As Illjitsch van Beijnum pointed out a long time ago, a lost fragment
due to PMTUD reply not reaching the original Anycast server is deadly to
the packet.

Usually people who advocate Anycast DNS or Anycast anything,
particularly those who say "I'm doing anycast with no problem" are using
only the stateless protocol configuration.  There is more, but I'll
refer you to http://www.av8.net/IETF-watch/DNSRootAnycast/History.html
[This page needs to be updated with current events, and links were
broken when the IETF moved some mailing list archives.]

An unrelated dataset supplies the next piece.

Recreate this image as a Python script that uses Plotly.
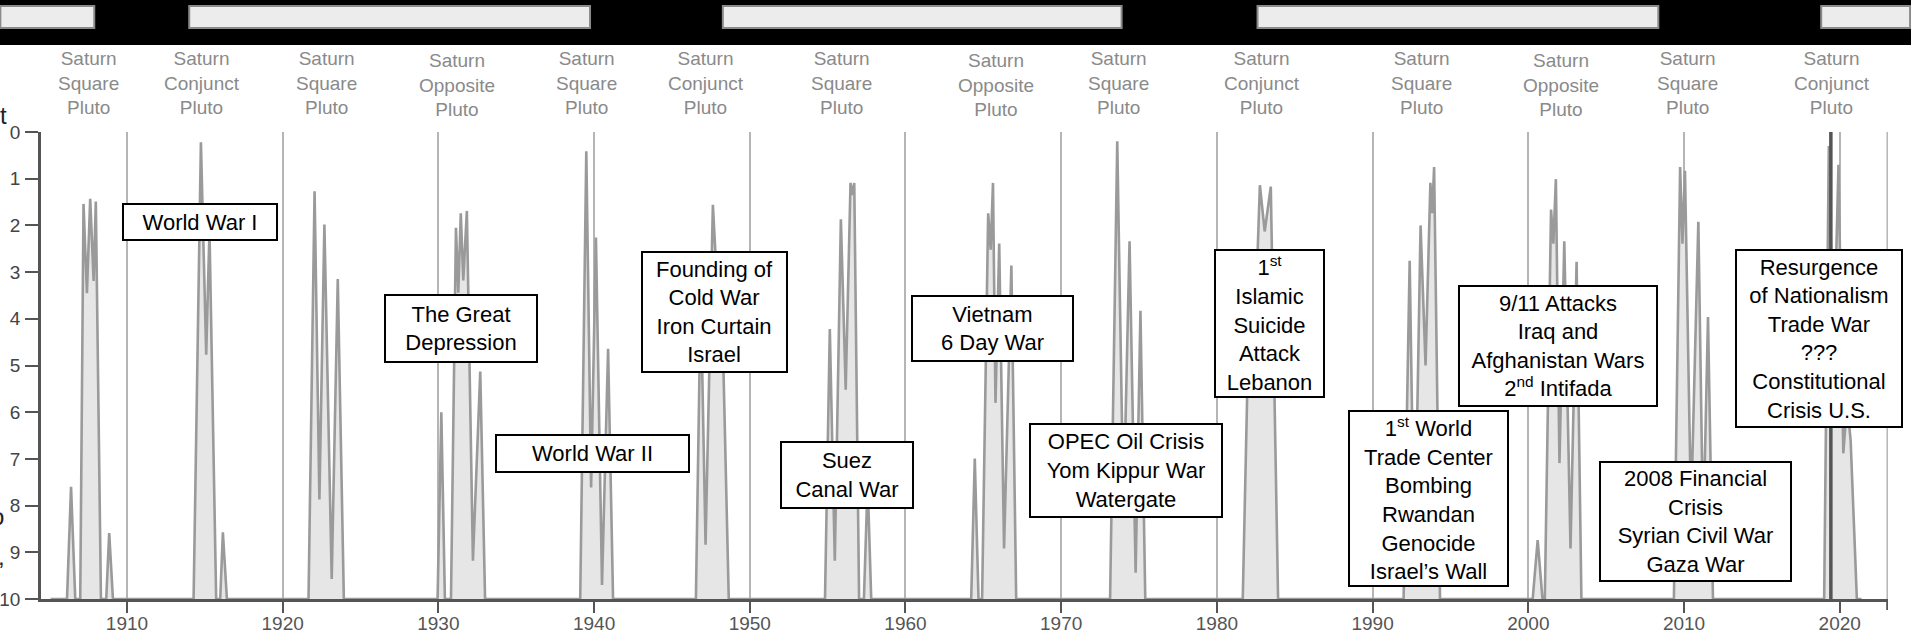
import plotly.graph_objects as go

# ---------------------------------------------------------------------------
# Saturn–Pluto cycle index: 0 = exact aspect, 10 = no aspect (key points)
# ---------------------------------------------------------------------------
YEARS = [
    1905.1,
    1906.15, 1906.41, 1906.68,
    1907.0, 1907.21, 1907.43, 1907.64, 1907.86, 1908.0, 1908.33,
    1908.67, 1908.86, 1909.1,
    1914.28, 1914.75, 1915.09, 1915.3, 1915.73,
    1915.99, 1916.16, 1916.42,
    1921.66, 1922.05, 1922.36, 1922.68, 1923.15, 1923.54, 1923.93,
    1929.95, 1930.19, 1930.42,
    1930.81, 1931.13, 1931.28, 1931.44, 1931.6, 1931.83, 1932.22, 1932.69, 1933.0,
    1939.11, 1939.5, 1939.81, 1940.12, 1940.51, 1940.9, 1941.22,
    1946.54, 1946.85, 1947.16, 1947.63, 1947.95, 1948.18, 1948.65,
    1954.83, 1955.14, 1955.46, 1955.85, 1956.16, 1956.47, 1956.59, 1956.71, 1957.02,
    1957.33, 1957.57, 1957.8,
    1964.22, 1964.45, 1964.69,
    1964.92, 1965.31, 1965.47, 1965.62, 1965.78, 1966.02, 1966.33, 1966.8, 1967.11,
    1973.14, 1973.6, 1974.0, 1974.39, 1974.78, 1975.09, 1975.4,
    1981.66, 1982.05, 1982.37, 1982.76, 1983.07, 1983.46, 1983.93,
    1991.99, 1992.38, 1992.69, 1993.08, 1993.4, 1993.71, 1993.83, 1993.95, 1994.33,
    2000.28, 2000.6, 2000.91,
    2001.06, 2001.46, 2001.61, 2001.77, 2002.0, 2002.31, 2002.71, 2003.1, 2003.41,
    2009.35, 2009.75, 2009.9, 2010.06, 2010.45, 2010.92, 2011.23, 2011.54, 2011.86,
    2019.0, 2019.3, 2019.6, 2019.92, 2020.23, 2020.47, 2020.7, 2021.1,
    2021.4,
]
LEVELS = [
    10,
    10, 7.6, 10,
    10, 1.54, 3.45, 1.43, 3.19, 1.49, 10,
    10, 8.59, 10,
    10, 0.22, 4.77, 2.1, 10,
    10, 8.57, 10,
    10, 1.27, 7.87, 1.98, 9.57, 3.15, 10,
    10, 6.0, 10,
    10, 2.05, 3.44, 1.74, 3.18, 1.69, 9.18, 5.13, 10,
    10, 0.41, 7.61, 2.26, 9.7, 4.64, 10,
    10, 3.44, 8.84, 1.56, 3.6, 3.2, 10,
    10, 4.22, 9.18, 1.87, 5.52, 1.09, 1.35, 1.09, 10,
    10, 7.5, 10,
    10, 6.99, 10,
    10, 1.74, 2.52, 1.09, 5.8, 2.39, 8.92, 2.86, 10,
    10, 0.2, 8.14, 2.34, 9.44, 3.83, 10,
    10, 4.0, 5.0, 1.14, 2.13, 1.17, 10,
    10, 2.76, 9.44, 2.0, 5.0, 1.09, 1.74, 0.75, 10,
    10, 8.74, 10,
    10, 1.66, 2.39, 1.01, 7.09, 2.34, 8.92, 2.78, 10,
    10, 0.75, 2.39, 0.83, 8.14, 1.92, 8.66, 3.96, 10,
    10, 0.3, 5.0, 0.7, 6.88, 5.8, 6.6, 10,
    10,
]

# exact conjunction marker
MARK_YEAR = 2019.43

# aspect headings
ASPECT_YEARS = [1907.5, 1914.8, 1922.83, 1931.2, 1939.5, 1947.16, 1955.92,
                1965.79, 1973.68, 1982.91, 1993.16, 2002.08, 2010.22, 2019.5]
ASPECTS = ["Square", "Conjunct", "Square", "Opposite", "Square", "Conjunct", "Square",
           "Opposite", "Square", "Conjunct", "Square", "Opposite", "Square", "Conjunct"]

# historical events
EVENTS = [
    "World War I",
    "The Great<br>Depression",
    "World War II",
    "Founding of<br>Cold War<br>Iron Curtain<br>Israel",
    "Suez<br>Canal War",
    "Vietnam<br>6 Day War",
    "OPEC Oil Crisis<br>Yom Kippur War<br>Watergate",
    "1<sup>st</sup><br>Islamic<br>Suicide<br>Attack<br>Lebanon",
    "1<sup>st</sup> World<br>Trade Center<br>Bombing<br>Rwandan<br>Genocide<br>Israel’s Wall",
    "9/11 Attacks<br>Iraq and<br>Afghanistan Wars<br>2<sup>nd</sup> Intifada",
    "2008 Financial<br>Crisis<br>Syrian Civil War<br>Gaza War",
    "Resurgence<br>of Nationalism<br>Trade War<br>???<br>Constitutional<br>Crisis U.S.",
]
EVENT_YEARS = [1914.70, 1931.46, 1939.90, 1947.73, 1956.23, 1965.57,
               1974.14, 1983.35, 1993.56, 2001.93, 2010.76, 2018.68]
EVENT_LEVELS = [1.93, 4.21, 6.88, 3.85, 7.34, 4.21, 7.25, 4.10, 7.85, 4.58, 8.34, 4.42]

# header period bars (start, end years)
BAR_SPANS = [(1901.87, 1907.9), (1914.0, 1939.74), (1948.27, 1973.88),
             (1982.61, 2008.35), (2018.81, 2024.52)]

TICK_YEARS = list(range(1910, 2021, 10))

# ---------------------------------------------------------------------------
X_RANGE = [1904.48, 2023.1]
X_END = 2023.05
FONT = "Arial, Liberation Sans, Helvetica, sans-serif"
BOX_W = [154, 152, 193, 145, 132, 161, 192, 109, 159, 198, 191, 166]
BOX_H = [36, 67, 37, 120, 66, 65, 93, 147, 175, 120, 119, 177]

W, H = 1911, 638
M_L, M_R, M_T, M_B = 41, 23, 132, 39
plot_w = W - M_L - M_R
plot_h = H - M_T - M_B


def px_to_paper_y(py):
    return (H - M_B - py) / plot_h


def px_to_paper_x(px):
    return (px - M_L) / plot_w


def year_to_frac(yr):
    return (yr - X_RANGE[0]) / (X_RANGE[1] - X_RANGE[0])


fig = go.Figure()

# baseline for the shaded area
fig.add_trace(go.Scatter(x=[YEARS[0], YEARS[-1]], y=[10, 10], mode="lines",
                         line=dict(width=0, color="rgba(0,0,0,0)"),
                         hoverinfo="skip", showlegend=False))
fig.add_trace(go.Scatter(x=YEARS, y=LEVELS, mode="lines",
                         line=dict(color="#9a9a9a", width=2.6),
                         fill="tonexty", fillcolor="#e6e6e6",
                         showlegend=False))
fig.add_trace(go.Scatter(x=[MARK_YEAR, MARK_YEAR], y=[0, 10], mode="lines",
                         line=dict(color="#555555", width=3.5),
                         showlegend=False))

shapes = []
# black header band
shapes.append(dict(type="rect", xref="paper", yref="paper",
                   x0=px_to_paper_x(-5), x1=px_to_paper_x(W + 5),
                   y0=px_to_paper_y(45), y1=px_to_paper_y(-5),
                   fillcolor="black", line=dict(width=0), layer="above"))
for a, b in BAR_SPANS:
    shapes.append(dict(type="rect", xref="x domain", yref="paper",
                       x0=year_to_frac(a), x1=year_to_frac(b),
                       y0=px_to_paper_y(28), y1=px_to_paper_y(6),
                       fillcolor="#ececec", line=dict(color="#8a8a8a", width=2),
                       layer="above"))
# closing gridline and tick at the right end of the time axis
shapes.append(dict(type="line", xref="x", yref="paper", x0=X_END, x1=X_END,
                   y0=0, y1=1, line=dict(color="#b5b5b5", width=1.5), layer="below"))
shapes.append(dict(type="line", xref="x", yref="paper", x0=X_END, x1=X_END,
                   y0=0, y1=px_to_paper_y(H - M_B + 11),
                   line=dict(color="#555555", width=2), layer="above"))

annotations = []
for yr, asp in zip(ASPECT_YEARS, ASPECTS):
    annotations.append(dict(
        x=yr, xref="x", y=px_to_paper_y(83), yref="paper",
        xanchor="center", yanchor="middle",
        text=f"Saturn<br>{asp}<br>Pluto", showarrow=False,
        font=dict(family=FONT, size=19, color="#8a8a8a"),
        align="center", yshift=-2 if asp == "Opposite" else 0))

for txt, yr, lv, bw, bh in zip(EVENTS, EVENT_YEARS, EVENT_LEVELS, BOX_W, BOX_H):
    annotations.append(dict(
        x=yr, xref="x", y=lv, yref="y", text=txt, showarrow=False,
        xanchor="center", yanchor="middle",
        font=dict(family=FONT, size=22, color="black"), align="center",
        bgcolor="white", bordercolor="black", borderwidth=2, borderpad=0,
        width=bw - 2, height=bh - 2, valign="middle"))

# clipped fragments of the left-hand caption
for txt, px, py in [("t", 3, 116), ("o", -3, 516), (",", 1, 556)]:
    annotations.append(dict(
        x=px_to_paper_x(px), xref="paper", y=px_to_paper_y(py), yref="paper",
        xanchor="center", yanchor="middle",
        text=txt, showarrow=False, font=dict(family=FONT, size=24, color="#222")))

fig.update_layout(
    width=W, height=H,
    margin=dict(l=M_L, r=M_R, t=M_T, b=M_B, pad=0, autoexpand=False),
    paper_bgcolor="white", plot_bgcolor="white",
    showlegend=False, shapes=shapes, annotations=annotations,
    font=dict(family=FONT),
)
fig.update_xaxes(
    range=X_RANGE, tickvals=TICK_YEARS,
    ticktext=[str(t) for t in TICK_YEARS],
    automargin=False,
    showgrid=True, gridcolor="#b5b5b5", gridwidth=1.5,
    showline=True, linecolor="#555555", linewidth=2.5,
    ticks="outside", ticklen=11, tickwidth=2, tickcolor="#555555",
    tickfont=dict(family=FONT, size=19, color="#555555"),
    ticklabelstandoff=-6,
    zeroline=False,
)
fig.update_yaxes(
    range=[10, 0], tickvals=list(range(11)),
    automargin=False,
    showgrid=False, showline=True, linecolor="#555555", linewidth=2.5,
    ticks="outside", ticklen=13, tickwidth=2, tickcolor="#555555",
    tickfont=dict(family=FONT, size=19, color="#444444"),
    ticklabelstandoff=1,
    zeroline=False,
)

fig.write_html("out.html")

> > anti-trust law.  So, there are no IPv6 root nameservers. Instead, one
> 
> Uh?
> $ dig +short aaaa f.root-servers.net
> 2001:500:2f::f

f.root-servers.net is an IPv4 nameservers returning an IPv6 addresses. 
As Leo points out,
adding all the NS records for . requires a packet > 512 bytes.  So what
TLD operators have tried, and reported on DNSOP, is removing IPv4 A
records until the packets are <=512 bytes. This affects stability of
IPv4, since you are removing IPv4 nameservers for the zone. There are
some problems to requiring TCP or EDNSO. Besides resolvers that don't
expect >512 EDNSO responses, Anycast root servers aren't reliable for
TCP or EDNSO.

An IPv6 nameserver would only serve IPv6. If you change IPv6 to 
"Novell", you will find more sensible arguments, and you won't be so 
confused by IPv4

> And you've spouted that OSI CLNS as a solution....Except last I checked the 
> same problem would exist, worse, there's almost nothing outside of routers 
> that actually supports OSI CLNS.

That's true. In some cases client stacks have to be written. But there
is a stable OSI implementation to work out interoperability problems.
IPv6 client stacks still have some interoperability problems, as Randy
reported.  Of course, one way around this problem, as is true of IPv6, 
is to proxy to interior IPv4 networks transparently, so the IPv4 client 
never knows its talking to OSI services.